Random was born with a failed heart and was saved by an artificial one. This artificial heart proved to be a blessing in disguise eventually as he could use his licence to legally carry natural oxygen in the dystopian scenario where oxygen has become a commodity.
He ponders using this licence to smuggle oxygen in order to earn money that will help him to evacuate to Mars, the planet inhabited by the elite of Earth who had the means to leave their doomed homes behind. In his quest, Random runs into Yakub, a smuggler lord (played by Yashpal Sharma), a contract killer from Mars (played by Nawazuddin Siddiqui) and Pari, an escort who reveals herself to be a robot (played by Prachi Desai).
His encounters with all these three eccentric personalities, particularly Pari, changes his perspective towards his planet and the humans that inhabit it.

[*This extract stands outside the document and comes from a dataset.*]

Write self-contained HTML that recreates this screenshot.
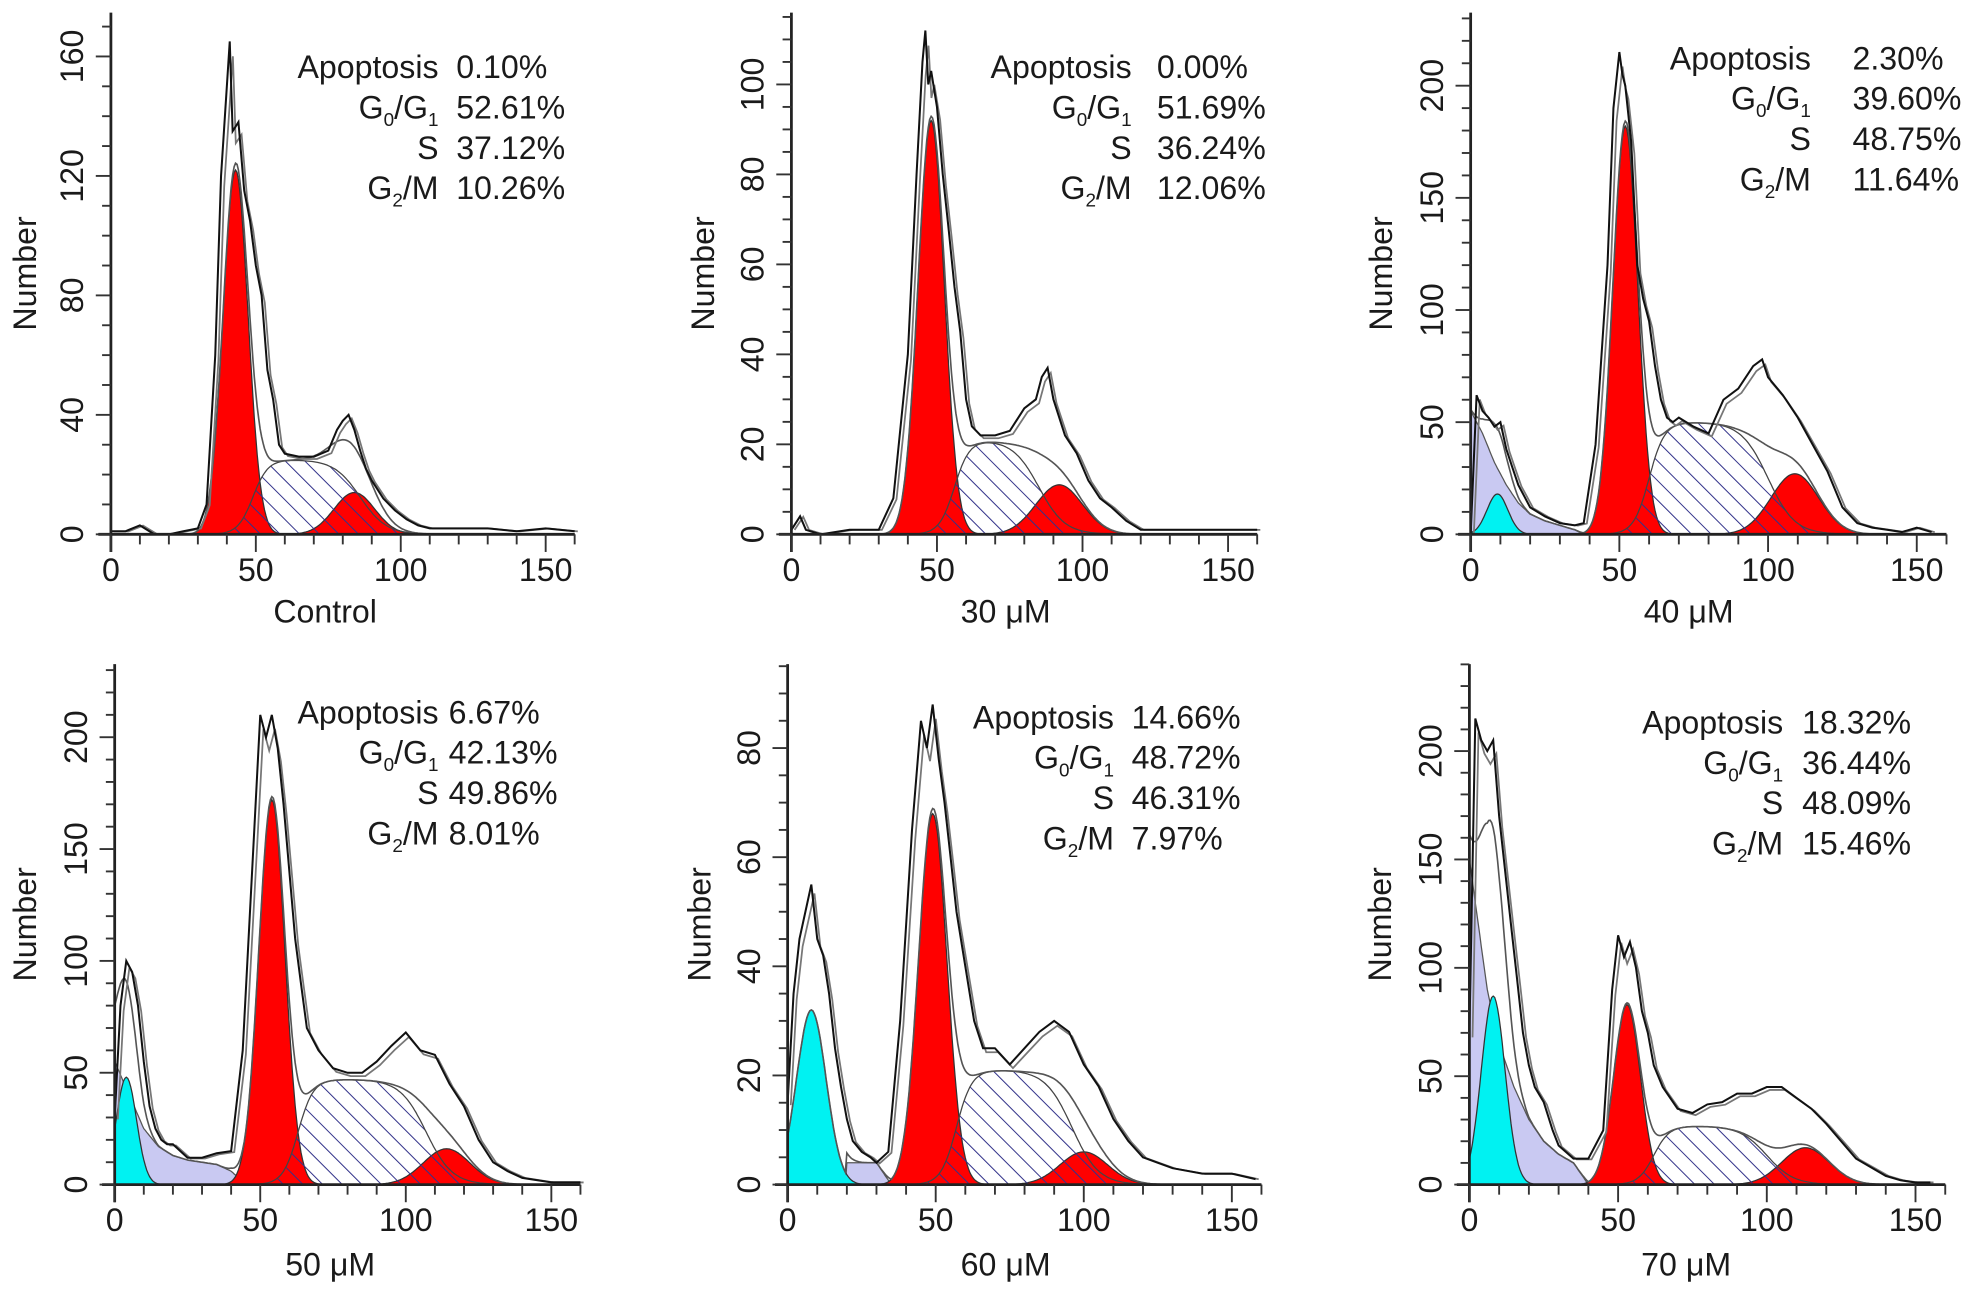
<!DOCTYPE html>
<html><head><meta charset="utf-8"><style>
html,body{margin:0;padding:0;background:#fff}
svg{display:block}
text{font-family:"Liberation Sans",Arial,sans-serif;fill:#1a1a1a}
</style></head><body>
<svg id="fig" width="1976" height="1298" viewBox="0 0 1568 1030" xmlns="http://www.w3.org/2000/svg">
<defs>
<pattern id="hatch" patternUnits="userSpaceOnUse" width="11" height="11" patternTransform="rotate(-45)">
<line x1="0" y1="0" x2="0" y2="11" stroke="#33338a" stroke-width="1.6"/>
</pattern>
</defs>
</svg>
<script>
// ---------- data (channel vs count) ----------
const titles = ["Control","30 \u03bcM","40 \u03bcM","50 \u03bcM","60 \u03bcM","70 \u03bcM"];
const statLabels = ["Apoptosis","G0/G1","S","G2/M"];
const statValues = [
 ["0.10%","52.61%","37.12%","10.26%"],
 ["0.00%","51.69%","36.24%","12.06%"],
 ["2.30%","39.60%","48.75%","11.64%"],
 ["6.67%","42.13%","49.86%","8.01%"],
 ["14.66%","48.72%","46.31%","7.97%"],
 ["18.32%","36.44%","48.09%","15.46%"]];
const yTickLabels = [[0,40,80,120,160],[0,20,40,60,80,100],[0,50,100,150,200],[0,50,100,150,200],[0,20,40,60,80],[0,50,100,150,200]];
const xTickLabels = [0,50,100,150];
// raw histograms
const rawX = [
 [0,5,10,15,20,25,30,33,36,38,40,41,42,44,46,48,50,52,54,56,58,60,65,70,75,78,80,82,84,86,88,90,94,98,102,106,110,120,130,140,150,160],
 [0,3,5,10,20,30,35,40,43,45,46,47,48,50,52,54,56,58,60,62,65,70,75,80,84,86,88,90,94,98,102,106,110,115,120,130,140,150,160],
 [0,2,4,6,8,10,12,14,16,20,25,30,35,38,42,46,48,50,51,52,54,56,58,60,62,64,66,68,70,75,80,85,90,95,98,100,105,110,115,120,125,130,135,140,145,150,155],
 [0,2,4,6,8,10,12,14,16,18,20,25,30,35,40,44,48,50,52,54,56,58,60,62,64,66,70,75,80,85,90,95,100,105,110,115,120,125,130,135,140,145,150,160],
 [0,2,4,6,8,10,12,14,16,18,20,22,25,28,30,34,38,42,45,47,49,51,53,55,57,60,63,66,70,75,80,85,90,95,100,105,110,115,120,125,130,140,150,158],
 [0,2,4,6,8,10,12,14,16,18,20,22,25,28,30,35,40,45,48,50,52,54,56,58,60,62,65,70,75,80,85,90,95,100,105,110,115,120,125,130,135,140,145,150,155]];
const rawY = [
 [1,1,3,0,0,1,2,10,60,120,150,165,135,138,115,105,90,80,55,45,30,27,26,26,28,35,38,40,35,28,22,18,12,8,5,3,2,2,2,1,2,1],
 [1,4,1,0,1,1,8,40,80,105,112,100,103,95,80,68,55,45,30,24,22,22,23,28,30,35,37,30,22,18,12,8,6,3,1,1,1,1,1],
 [0,62,55,52,48,50,38,30,22,12,8,5,4,5,40,120,190,215,205,200,175,120,105,95,75,60,52,50,52,48,45,60,65,75,78,70,62,52,40,28,12,5,3,2,1,3,1],
 [30,80,100,95,80,55,35,25,20,18,18,12,12,14,15,60,160,210,200,210,195,170,140,110,90,70,60,52,50,50,55,62,68,60,58,45,35,20,10,6,3,2,1,1],
 [15,35,45,50,55,45,42,35,25,18,12,8,6,5,4,6,30,65,85,80,88,78,70,60,50,40,30,25,25,22,25,28,30,28,22,18,12,8,5,4,3,2,2,1],
 [70,215,205,200,205,170,145,120,95,70,55,45,38,25,18,12,12,25,90,115,105,112,100,80,70,55,45,35,33,37,38,42,42,45,45,40,35,28,20,12,8,4,2,1,1]];
// fitted components: [mean, height, sd]
const g1Fit = [[43,122,4.3],[48,92,4.5],[52,182,4.2],[54,172,4.5],[49,68,4.8],[53,83,4.5]];
const g2Fit = [[84,14,7],[92,11,8],[109,27,8],[114,16,8],[100,6,8],[113,17,8]];
const apoFit = [null,null,[9,18,3.5],[4,48,3.5],[8,32,5],[8,87,4]];
// S phase: [height, rise centre, fall centre]
const sFit = [[25,49,86],[21,56,85],[50,60,100],[47,63,107],[21,57,96],[27,62,100]];
// debris (lavender)
const debrisX = [[],[],[0,4,8,12,16,20,25,30,35,38],[0,5,10,15,20,25,30,35,40,45],[20,25,30,35],[0,3,6,10,15,20,25,30,35,40]];
const debrisY = [[],[],[55,45,32,22,14,9,6,4,2,0],[55,40,25,17,13,11,10,9,6,0],[4,4,4,0],[150,120,90,65,45,30,20,14,10,0]];

// ---------- layout ----------
const L = [
 {ox:88,kx:2.30,y0:424,ky:2.37,top:10,minor:10,tx:348,vx:362,ty:53,titleX:258,titleY:494,numX:22},
 {ox:628,kx:2.31,y0:424,ky:3.57,top:10,minor:5,tx:898,vx:918,ty:53,titleX:798,titleY:494,numX:560},
 {ox:1167,kx:2.36,y0:424,ky:1.78,top:10,minor:10,tx:1437,vx:1470,ty:46,titleX:1340,titleY:494,numX:1098},
 {ox:91,kx:2.31,y0:940,ky:1.775,top:527,minor:10,tx:348,vx:356,ty:565,titleX:262,titleY:1012,numX:22},
 {ox:625,kx:2.35,y0:940,ky:4.33,top:527,minor:5,tx:884,vx:898,ty:569,titleX:798,titleY:1012,numX:557},
 {ox:1166,kx:2.36,y0:940,ky:1.72,top:527,minor:10,tx:1415,vx:1430,ty:573,titleX:1338,titleY:1012,numX:1097}];

const FS=25.5;
const NS="http://www.w3.org/2000/svg";
const svg=document.getElementById('fig');
function mk(tag,attrs,parent){const e=document.createElementNS(NS,tag);for(const k in attrs)e.setAttribute(k,attrs[k]);parent.appendChild(e);return e;}
function gauss(p,x){return p?p[1]*Math.exp(-0.5*Math.pow((x-p[0])/p[2],2)):0;}
function sig(z){return 1/(1+Math.exp(-z));}
function sval(p,x){return p[0]*sig((x-p[1])/2.6)*sig((p[2]-x)/4.5);}
function interp(xs,ys,x){if(!xs.length||x<xs[0]||x>xs[xs.length-1])return 0;for(let i=1;i<xs.length;i++){if(x<=xs[i]){const t=(x-xs[i-1])/(xs[i]-xs[i-1]);return ys[i-1]+t*(ys[i]-ys[i-1]);}}return 0;}

for(let p=0;p<6;p++){
 const c=L[p];
 const X=v=>c.ox+v*c.kx, Y=v=>c.y0-v*c.ky;
 const g=mk('g',{},svg);
 
 
 const samp=[];for(let x=0;x<=160;x+=0.5)samp.push(x);
 function area(fn,fill,stroke,name){
   let d='M'+X(0)+','+Y(0);
   samp.forEach(x=>{d+=' L'+X(x).toFixed(1)+','+Y(Math.max(0,fn(x))).toFixed(1);});
   d+=' L'+X(160)+','+Y(0)+'Z';
   const e=mk('path',{d:d,fill:fill,stroke:stroke,'stroke-width':1},g);
   
   
   return e;
 }
 if(debrisX[p].length){area(x=>interp(debrisX[p],debrisY[p],x),'#c9c9f2','#555','debris-area');}
 area(x=>sval(sFit[p],x),'#fff','none','s-phase-base');
 if(apoFit[p]){area(x=>gauss(apoFit[p],x),'#00f2f2','#333','apoptosis-peak');}
 area(x=>gauss(g1Fit[p],x),'#ff0000','#333','g0g1-peak');
 area(x=>gauss(g2Fit[p],x),'#ff0000','#333','g2m-peak');
 area(x=>sval(sFit[p],x),'url(#hatch)','#444','s-phase-area');
 let dfit='';
 samp.forEach((x,i)=>{const v=gauss(g1Fit[p],x)+gauss(g2Fit[p],x)+sval(sFit[p],x)+gauss(apoFit[p],x)+interp(debrisX[p],debrisY[p],x);dfit+=(i?' L':'M')+X(x).toFixed(1)+','+Y(v).toFixed(1);});
 const fl=mk('path',{d:dfit,fill:'none',stroke:'#555','stroke-width':1.3},g);
 
 
 let dr='',dr2='';
 rawX[p].forEach((x,i)=>{dr+=(i?' L':'M')+X(x).toFixed(1)+','+Y(rawY[p][i]).toFixed(1);dr2+=(i?' L':'M')+(X(x)+2.5).toFixed(1)+','+(Y(rawY[p][i]*0.97)).toFixed(1);});
 const r2=mk('path',{d:dr2,fill:'none',stroke:'#777','stroke-width':1.4},g);
 
 
 const r=mk('path',{d:dr,fill:'none',stroke:'#111','stroke-width':1.6},g);
 
 
 const ya=mk('line',{x1:X(0),y1:c.top,x2:X(0),y2:c.y0+14,stroke:'#222','stroke-width':2.2},g);
 
 
 const xa=mk('line',{x1:X(0)-10,y1:c.y0,x2:X(160),y2:c.y0,stroke:'#222','stroke-width':2.2},g);
 
 
 const ymaxv=(c.y0-c.top)/c.ky;
 for(let v=0;v<=ymaxv;v+=c.minor){const major=yTickLabels[p].indexOf(v)>=0;mk('line',{x1:X(0)-(major?12:7),y1:Y(v),x2:X(0),y2:Y(v),stroke:'#333','stroke-width':1.5},g);}
 for(let v=0;v<=160;v+=10){const major=v%50===0;mk('line',{x1:X(v),y1:c.y0,x2:X(v),y2:c.y0+(major?14:8),stroke:'#333','stroke-width':1.5},g);}
 yTickLabels[p].forEach(v=>{const t=mk('text',{x:0,y:0,transform:'translate('+(X(0)-22)+','+Y(v)+') rotate(-90)','text-anchor':'middle','font-size':FS},g);t.textContent=v;
  
  });
 xTickLabels.forEach(v=>{const t=mk('text',{x:X(v),y:c.y0+37,'text-anchor':'middle','font-size':FS},g);t.textContent=v;
  
  });
 const yt=mk('text',{x:0,y:0,transform:'translate('+c.numX+','+((c.top+c.y0)/2)+') rotate(-90)','text-anchor':'middle','font-size':FS,'dominant-baseline':'middle'},g);
 yt.textContent='Number';
 
 
 const tt=mk('text',{x:c.titleX,y:c.titleY,'text-anchor':'middle','font-size':FS},g);
 tt.textContent=titles[p];
 
 
 statLabels.forEach((lab,i)=>{
   const yy=c.ty+i*32+9;
   const t=mk('text',{x:c.tx,y:yy,'text-anchor':'end','font-size':FS},g);
   if(lab==='G0/G1'){t.innerHTML='G<tspan font-size="15" dy="6">0</tspan><tspan dy="-6">/G</tspan><tspan font-size="15" dy="6">1</tspan>';}
   else if(lab==='G2/M'){t.innerHTML='G<tspan font-size="15" dy="6">2</tspan><tspan dy="-6">/M</tspan>';}
   else t.textContent=lab;
   
   
   const v=mk('text',{x:c.vx,y:yy,'font-size':FS},g);
   v.textContent=statValues[p][i];
   
   
 });
}
</script>
</body></html>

While the screenplay is quite inconsistent and a couple of plot points rather ambiguous, Carbon deserves to be lauded for two aspects — the idea it aims to hammer home and the brilliant concept that it uses to do so. But the innovative premise is what makes the ensuing lackluster drama so disappointing.
The production design, the music and the VFX have all been toned down in order to lend the film a deliberate synthetic appeal. This paints a gloomy picture of the Earth's future. Jackky turns out to be a revelation as he carries the short on his shoulders commendably, given his intense demeanor and restrained delivery.
Prachi is too expressive for a robot but it is nonetheless a visual delight to watch her on screen after a long time. Nawazuddin Siddiqui, who has a cameo in the short film, infuses life into this rather glum fare with his charged presence but it is certainly not one of his best acts.
Overall, Carbon is an important film as well as a good attempt at snap science fiction, a genre under-utilised in India today.